Para o reitor, o principal legado deixado por Carvalho é a luta pela reafirmação da cultura popular nordestina. “É isso que fica eternizado na sua obra”, completa.

A Universidade Federal do Cariri (UFCA) também lamentou a morte do pesquisador. Em nota, a instituição disse que “Gilmar era um entusiasta da cultura popular e especial admirador da pluralidade caririense nesse campo”. O texto ressalta também que Carvalho “deixa enorme legado ao povo cearense e à Cultura nacional”. A nota acrescenta que “para além da sua vasta produção acadêmica, Gilmar celebrava o conhecimento como forma de união entre as pessoas; prática que, sem dúvida, é fundamental para a superação dos tantos desafios contemporâneos da Humanidade”.

Da história para os livros 

Nas páginas dos livros escritos por Gilmar de Carvalho, os leitores puderam encontrar o legado, a memória e a história de ícones da cultura caririense. Padre Cícero Romão Batista, fundador de Juazeiro do Norte, era um dos principais objetos de estudo do escritor.

Na obra Madeira Matriz - Cultura e Memória, ele analisou a construção da imagem do sacerdote como um dos principais símbolos da religiosidade nordestina. A partir de um estudo dos álbuns sobre o “Padim”, o autor apresentou a hipótese de que o cordel e a xilogravura ajudaram a solidificar no imaginário do sertanejo a representação de um “mito”, como assim descreveu o religioso e político de Juazeiro considerado santo por muitos católicos Brasil a fora.

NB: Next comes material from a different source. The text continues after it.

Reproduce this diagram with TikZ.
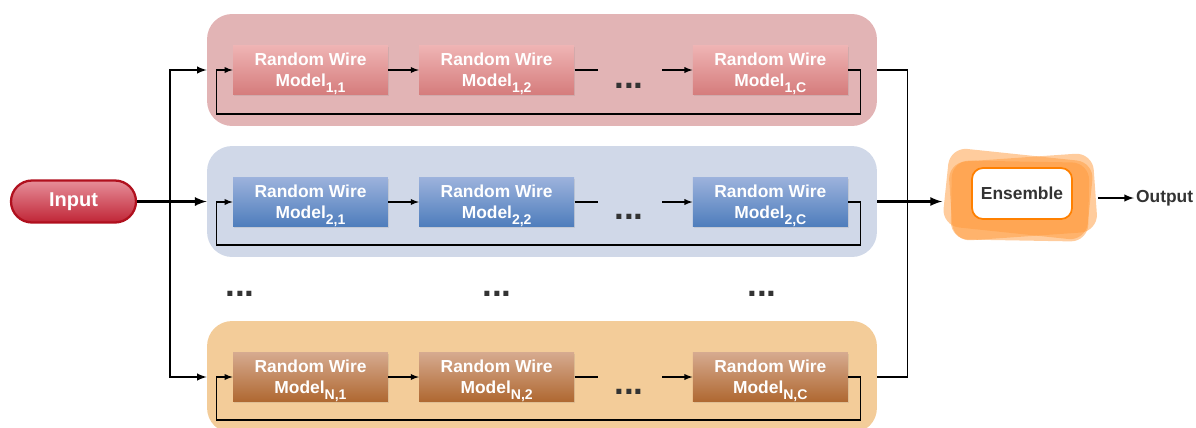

Gilmar também escreveu sobre a história do poeta, repentista e um dos principais expoentes da cultura popular nordestina, Patativa do Assaré, de quem se tornou amigo pessoal nos longos anos de convivência em meio à pesquisa sobre a vida do artista. Em um intervalo de dez anos, o escritor publicou seis livros sobre a trajetória de vida do poeta caririense: Patativa do Assaré (2000), Cordel Canta Patativa (2002), Patativa do Assaré: um Poeta Cidadão (2008), Patativa do Assaré: o Sertão Dentro de Mim (2010), Antologia Poética de Patativa do Assaré (2010) e Cem Patativa (2010).